59    Section 588FF(1) provides:

(1)    Where, on the application of a company’s liquidator, a court is satisfied that a transaction of the company is voidable because of section 588FE, the court may make one or more of the following orders:

(g)    an order providing for the extent to which, and the terms on which, a debt that arose under, or was released or discharged to any extent by or under, the transaction may be proved in a winding up of the company;

60    In this case the employees of Intelara who were “transferred” to Intelara Engineering were disadvantaged by the latter company assuming the liability for their employment entitlements although it had no capital to satisfy them. The effect of the Asset Sale Agreement was that those employees lost their ability to prove in the winding up of Intelara with the benefit of priority over the secured creditor. There is good reason for making the order sought by the plaintiffs. It will enable those employees (or the Commonwealth standing in their shoes) to prove in the winding up of Intelara for the benefits to which they would have been entitled save for the conduct of Mr Lethlean and Mr Burnell.

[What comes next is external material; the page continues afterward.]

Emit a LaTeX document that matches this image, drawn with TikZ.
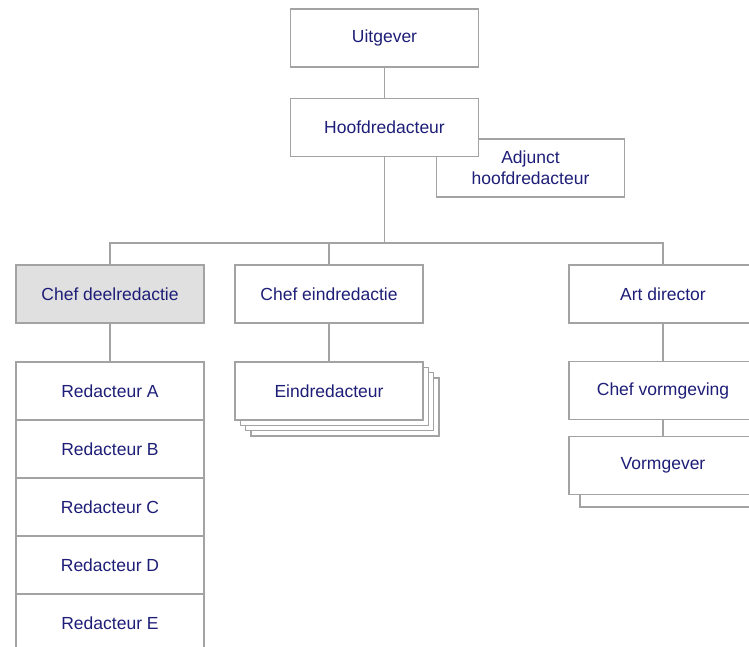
\documentclass[tikz,border=0pt]{standalone}
\usepackage{fontspec}
\setmainfont{Liberation Sans}
\usetikzlibrary{positioning}
\definecolor{lijngrijs}{HTML}{A3A3A3}
\definecolor{tekstblauw}{HTML}{1E1E78}
\definecolor{vulgrijs}{HTML}{E0E0E0}
\tikzset{
    % Define style for the function boxes
    functie/.style={
           rectangle,
           draw=lijngrijs, line width=1.3pt,
           fill=white,
           minimum width=188pt,
           minimum height=58pt,
           text=tekstblauw,
           font=\fontsize{17.5}{21}\selectfont,
           align=center},
    % Define style for the connecting lines
    lijn/.style={
           draw=lijngrijs,
           line width=1.3pt}
}

\begin{document}
\begin{tikzpicture}[x=1pt,y=-1pt]
\clip (0,0) rectangle (749,646);
\fill[white] (0,0) rectangle (749,646);

% Top of the organisation
\node[functie] (uitg) at (384.5,38) {Uitgever};
\node[functie] (adj) at (530.5,168) {Adjunct\\hoofdredacteur};
\node[functie] (hoofd) at (384.5,127.5) {Hoofdredacteur};

% Second level
\node[functie, fill=vulgrijs] (cdeel) at (110,294) {Chef deelredactie};
\node[functie] (ceind) at (329,294) {Chef eindredactie};
\node[functie] (art) at (663,294) {Art director};

% Column of editors
\node[functie] (redA) at (110,391) {Redacteur A};
\node[functie] (redB) at (110,449) {Redacteur B};
\node[functie] (redC) at (110,507) {Redacteur C};
\node[functie] (redD) at (110,565) {Redacteur D};
\node[functie] (redE) at (110,623) {Redacteur E};

% Stack of final editors, back to front
\foreach \i in {3,2,1}
    \node[functie] (eind\i) at (329+5.3*\i,391+5.3*\i) {};
\node[functie] (eind) at (329,391) {Eindredacteur};

% Design
\node[functie] (cvorm) at (663,390.5) {Chef vormgeving};
\node[functie] (vorm1) at (674,478) {};
\node[functie] (vorm) at (663,465.5) {Vormgever};

% Now connect the nodes
\coordinate (splits) at (hoofd.south |- 0,243);
\draw[lijn] (uitg.south) -- (hoofd.north);
\draw[lijn] (hoofd.south) -- (splits);
\draw[lijn] (cdeel.north) |- (splits) -| (art.north);
\draw[lijn] (ceind.north) -- (ceind.north |- splits);
\draw[lijn] (cdeel.south) -- (redA.north);
\draw[lijn] (ceind.south) -- (eind.north);
\draw[lijn] (art.south) -- (cvorm.north);
\draw[lijn] (cvorm.south) -- (vorm.north);
\end{tikzpicture}
\end{document}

61    It follows the plaintiffs have established an entitlement to an order pursuant to s 588FF(1)(g) to the effect that the former employees whose employment was transferred to Intelara Engineering on or around 7 December 2015 be entitled to prove in the winding up of Intelara for the employee entitlements that would have been due to them had their employment with Intelara not been terminated on 7 December 2015.

Other matters

62    The plaintiffs are entitled to the relief claimed as the elements of each cause of action are properly pleaded. Although the pleading has structural difficulties and does not comply with the rules of pleading in all respects, it suffices to identify each element on which the plaintiffs’ causes of action are founded. It follows that the plaintiffs have satisfied the requirements of r 5.23 and they are entitled to judgment in the manner sought. Orders are made accordingly.

I certify that the preceding sixty-two (62) numbered paragraphs are a true copy of the Reasons for Judgment herein of the Honourable Justice Derrington.